The Right Time for a Nerd
“Observe due measure, for right timing is in all things the most important factor.” – Hesiod, Greek poet, ~800 BC
“Timing is everything.” Have truer words ever been spoken? That well-worn and universal phrase applies to so many circumstances in everyday life – business decisions, personal and professional matters, relationships, investments, career choices, etc.
It is no less so in the political arena, and is often the difference in whether a political leader’s legacy is considered good (or great), indifferent or largely forgettable. It certainly applies to the soon-to-be-ended tenure of Governor Rick Snyder. Looking back, there’s little question that the time was right in Michigan eight years ago for an apolitical businessman and self-described “nerd” to rise to the highest office in the Great Lakes State.
But being in the right place at the right time to win an election doesn’t guarantee political success, especially for a political outsider. The landscape of governance is littered with individuals who rose to fame and power as fresh faces and outside voices, only to be ground down by political forces they didn’t comprehend or weren’t prepared for. Being an “outsider” might be good for getting votes, but it can be a tremendous liability when dealing with seasoned politicos, entrenched bureaucracies and well-funded special interests.
Gov. Snyder achieved success by learning quickly on the job, staying focused on a specific set of achievable goals and never straying from his “relentless positive action” mantra that defined his administration. He disappointed some in his own party by not exerting the political muscle that’s inherent to the office. But that’s not who he is and – like him or not – eight years in the governor’s chair didn’t seem to change his approach and demeanor at all. That was obvious in his largely hands-off approach in the race to replace him, and his cooperation with his Democrat successor to ensure a smooth transition of power.
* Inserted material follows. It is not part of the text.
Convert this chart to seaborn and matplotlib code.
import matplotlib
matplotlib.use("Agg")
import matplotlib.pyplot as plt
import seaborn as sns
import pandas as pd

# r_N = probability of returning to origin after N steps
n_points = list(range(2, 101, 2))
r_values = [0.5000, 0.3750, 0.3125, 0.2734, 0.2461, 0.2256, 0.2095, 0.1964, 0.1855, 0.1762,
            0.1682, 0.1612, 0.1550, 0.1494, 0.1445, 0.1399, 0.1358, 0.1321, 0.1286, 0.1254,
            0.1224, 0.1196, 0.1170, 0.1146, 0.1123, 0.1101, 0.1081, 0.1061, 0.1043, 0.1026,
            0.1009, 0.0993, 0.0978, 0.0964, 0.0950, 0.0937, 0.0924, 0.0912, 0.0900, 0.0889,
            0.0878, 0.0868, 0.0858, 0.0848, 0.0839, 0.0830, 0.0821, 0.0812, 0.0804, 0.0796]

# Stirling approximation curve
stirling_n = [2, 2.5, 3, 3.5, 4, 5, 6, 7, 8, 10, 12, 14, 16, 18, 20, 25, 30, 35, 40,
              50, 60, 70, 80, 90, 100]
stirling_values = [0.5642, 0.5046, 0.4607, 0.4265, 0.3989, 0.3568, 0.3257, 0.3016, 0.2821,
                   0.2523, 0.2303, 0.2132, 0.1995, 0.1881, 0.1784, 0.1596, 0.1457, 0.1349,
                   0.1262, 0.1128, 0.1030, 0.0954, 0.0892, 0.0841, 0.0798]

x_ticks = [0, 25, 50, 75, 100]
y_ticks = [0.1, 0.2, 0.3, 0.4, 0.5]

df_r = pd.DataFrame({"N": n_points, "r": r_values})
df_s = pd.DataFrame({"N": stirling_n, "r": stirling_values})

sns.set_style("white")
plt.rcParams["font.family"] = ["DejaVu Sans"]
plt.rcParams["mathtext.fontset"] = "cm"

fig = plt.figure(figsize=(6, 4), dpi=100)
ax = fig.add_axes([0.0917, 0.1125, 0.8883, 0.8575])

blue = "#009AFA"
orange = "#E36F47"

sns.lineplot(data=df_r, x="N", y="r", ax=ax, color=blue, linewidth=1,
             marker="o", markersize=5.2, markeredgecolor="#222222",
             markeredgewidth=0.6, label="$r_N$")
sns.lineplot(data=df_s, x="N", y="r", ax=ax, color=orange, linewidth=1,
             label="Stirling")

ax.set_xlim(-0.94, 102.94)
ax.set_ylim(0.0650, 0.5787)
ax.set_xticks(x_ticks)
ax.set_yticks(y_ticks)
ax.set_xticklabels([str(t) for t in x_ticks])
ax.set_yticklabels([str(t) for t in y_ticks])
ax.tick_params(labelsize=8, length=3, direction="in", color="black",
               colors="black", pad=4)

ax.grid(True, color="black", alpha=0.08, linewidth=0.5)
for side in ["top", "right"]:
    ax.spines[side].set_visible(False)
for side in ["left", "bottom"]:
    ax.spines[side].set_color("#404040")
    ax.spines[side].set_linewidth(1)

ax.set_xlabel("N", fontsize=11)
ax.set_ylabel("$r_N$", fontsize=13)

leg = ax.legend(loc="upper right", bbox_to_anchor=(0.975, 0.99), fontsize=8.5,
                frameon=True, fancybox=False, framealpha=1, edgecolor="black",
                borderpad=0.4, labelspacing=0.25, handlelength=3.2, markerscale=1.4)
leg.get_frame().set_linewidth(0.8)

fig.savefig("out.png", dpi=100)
Closer to home, we appreciated Gov. Snyder’s commitment to serve and represent all parts of the state. Early in his tenure he came to Traverse City to speak with the Traverse City Area Chamber’s Young Professionals group (now FUSE), and was genuinely impressed and appreciative of the effort to engage young people and get them more involved in their community. He and Lt. Gov. Brian Calley seemed to agree with our “one size does not fit all” political philosophy and met regularly with members of the Northern Michigan Chamber Alliance to discuss legislation and policy affecting northern Michigan, and how to “right-size” state programs and initiatives to make them effective in rural, less populated areas of the state.
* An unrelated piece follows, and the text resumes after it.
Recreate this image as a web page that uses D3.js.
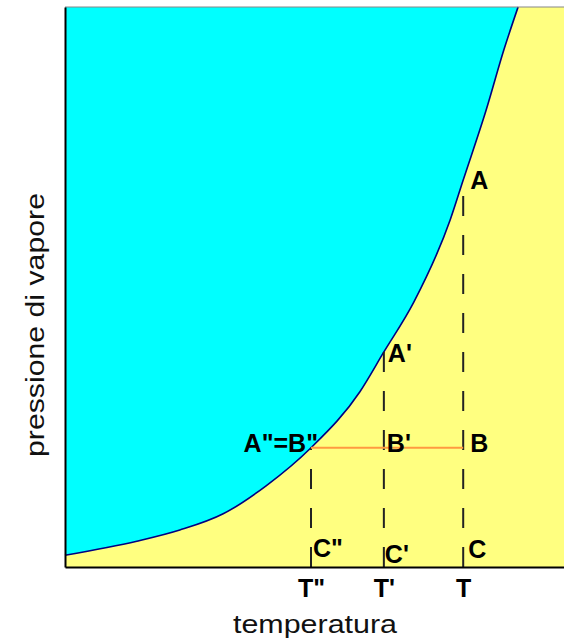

The governor also became a champion of early childhood development, an issue that our chamber has engaged in for more than a decade. While not among his initial platforms, he listened, learned and grew into a strong advocate for our children, their families and their futures. He expanded his focus for education to include P(renatal)-20.
On the economic front, there’s little debate that his policies and approaches were good for Michigan’s economy. He inherited an economic mess at the national level that significantly impacted Michigan as the Great Recession wound down. And while Michigan’s economic rebound is the result of multiple factors – remember that timing is everything – he was adept at leveraging a Republican majority in all branches. The outcomes, such as overhauling Michigan’s business tax structure, have played a major role in the state’s revival.
Not every part of Gov. Snyder’s administration will be remembered positively. The Flint water crisis will always be a part of that administration’s history. Fairly or unfairly, the state’s emergency manager statute put responsibility for such municipalities at the behest of the Executive Branch, and Gov. Snyder’s legacy is tarnished by the mistakes made in running the city’s public water system. But to his credit, he and Lt. Gov. Calley responded by directing an extraordinary amount of state resources in an attempt to remedy the problems. It didn’t reverse the damage that was done, but he showed compassion and commitment in his response to one of the largest public health challenges in Michigan’s history.
Regardless of one’s political leanings, Gov. Snyder showed us that a non-politician can be an effective leader if he or she is smart, willing to listen and learn, and stays true to who they are. He was the right person at the right time, and leaves our state in a better place going forward. For that, we are grateful and, in that light, we keep our hopes and expectations high for his successor Governor-elect Gretchen Whitmer and her administration, as well as for the legislature with which she will need to work, as they head toward more turbulent times in our national and global affairs.